• WORK TO BE COMPLETED: Below are some records. Reproduce them exactly from their first line through the line with "from matplotlib.patches import PathPatch", inclusive.

• RECORDS FOR THIS EXERCISE:
-----

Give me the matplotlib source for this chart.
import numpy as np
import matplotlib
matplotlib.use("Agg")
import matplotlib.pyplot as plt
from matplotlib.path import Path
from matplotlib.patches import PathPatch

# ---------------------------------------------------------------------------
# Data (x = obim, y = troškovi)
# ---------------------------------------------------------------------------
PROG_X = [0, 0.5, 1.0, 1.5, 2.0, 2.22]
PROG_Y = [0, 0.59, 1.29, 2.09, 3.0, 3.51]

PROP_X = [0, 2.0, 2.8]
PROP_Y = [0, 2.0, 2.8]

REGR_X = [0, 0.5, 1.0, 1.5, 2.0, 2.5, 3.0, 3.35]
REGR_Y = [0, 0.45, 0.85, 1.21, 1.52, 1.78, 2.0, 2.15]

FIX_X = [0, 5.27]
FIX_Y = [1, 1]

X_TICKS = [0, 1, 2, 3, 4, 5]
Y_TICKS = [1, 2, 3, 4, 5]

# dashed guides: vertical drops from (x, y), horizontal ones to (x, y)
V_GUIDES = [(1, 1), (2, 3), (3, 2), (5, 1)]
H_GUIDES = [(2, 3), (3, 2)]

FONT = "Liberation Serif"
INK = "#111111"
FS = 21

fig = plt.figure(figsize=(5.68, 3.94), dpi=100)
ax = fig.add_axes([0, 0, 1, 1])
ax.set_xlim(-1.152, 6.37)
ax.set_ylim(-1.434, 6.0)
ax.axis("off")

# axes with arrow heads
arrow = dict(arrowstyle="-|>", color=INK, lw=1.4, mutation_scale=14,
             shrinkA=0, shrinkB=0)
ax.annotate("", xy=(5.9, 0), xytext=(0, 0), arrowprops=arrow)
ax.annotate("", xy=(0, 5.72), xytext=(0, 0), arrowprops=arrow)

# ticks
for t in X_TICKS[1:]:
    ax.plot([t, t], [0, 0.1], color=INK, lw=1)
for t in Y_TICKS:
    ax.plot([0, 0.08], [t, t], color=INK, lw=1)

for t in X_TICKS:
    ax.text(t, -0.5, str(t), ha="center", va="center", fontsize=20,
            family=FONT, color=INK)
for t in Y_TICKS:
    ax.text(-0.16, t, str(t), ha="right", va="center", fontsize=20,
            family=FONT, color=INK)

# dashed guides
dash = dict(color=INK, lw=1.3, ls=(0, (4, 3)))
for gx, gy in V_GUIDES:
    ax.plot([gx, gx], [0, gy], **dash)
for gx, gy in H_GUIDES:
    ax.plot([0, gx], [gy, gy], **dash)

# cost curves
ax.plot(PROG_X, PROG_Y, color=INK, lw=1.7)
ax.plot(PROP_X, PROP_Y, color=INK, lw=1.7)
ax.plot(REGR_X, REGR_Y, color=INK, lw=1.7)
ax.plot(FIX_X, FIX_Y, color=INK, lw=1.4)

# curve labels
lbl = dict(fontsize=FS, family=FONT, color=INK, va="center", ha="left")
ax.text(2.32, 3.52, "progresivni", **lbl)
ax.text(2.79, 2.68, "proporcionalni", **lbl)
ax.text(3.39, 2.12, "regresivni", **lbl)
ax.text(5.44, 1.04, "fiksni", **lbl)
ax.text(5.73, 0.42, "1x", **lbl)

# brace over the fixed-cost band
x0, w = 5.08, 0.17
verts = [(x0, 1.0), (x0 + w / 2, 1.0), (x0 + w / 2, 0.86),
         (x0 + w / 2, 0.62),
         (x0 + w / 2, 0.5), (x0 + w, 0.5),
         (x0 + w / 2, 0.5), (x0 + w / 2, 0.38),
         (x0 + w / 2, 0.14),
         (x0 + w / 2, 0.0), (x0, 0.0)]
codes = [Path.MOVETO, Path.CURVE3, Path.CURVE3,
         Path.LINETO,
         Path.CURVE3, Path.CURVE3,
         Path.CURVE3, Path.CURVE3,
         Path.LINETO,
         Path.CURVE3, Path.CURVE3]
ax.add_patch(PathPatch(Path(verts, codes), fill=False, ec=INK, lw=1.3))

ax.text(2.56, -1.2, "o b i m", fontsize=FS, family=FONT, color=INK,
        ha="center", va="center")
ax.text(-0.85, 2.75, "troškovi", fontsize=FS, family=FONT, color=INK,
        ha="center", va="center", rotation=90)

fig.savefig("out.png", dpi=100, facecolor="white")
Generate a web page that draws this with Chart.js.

-----

• WRITTEN SOLUTION:
Give me the matplotlib source for this chart.
import numpy as np
import matplotlib
matplotlib.use("Agg")
import matplotlib.pyplot as plt
from matplotlib.path import Path
from matplotlib.patches import PathPatch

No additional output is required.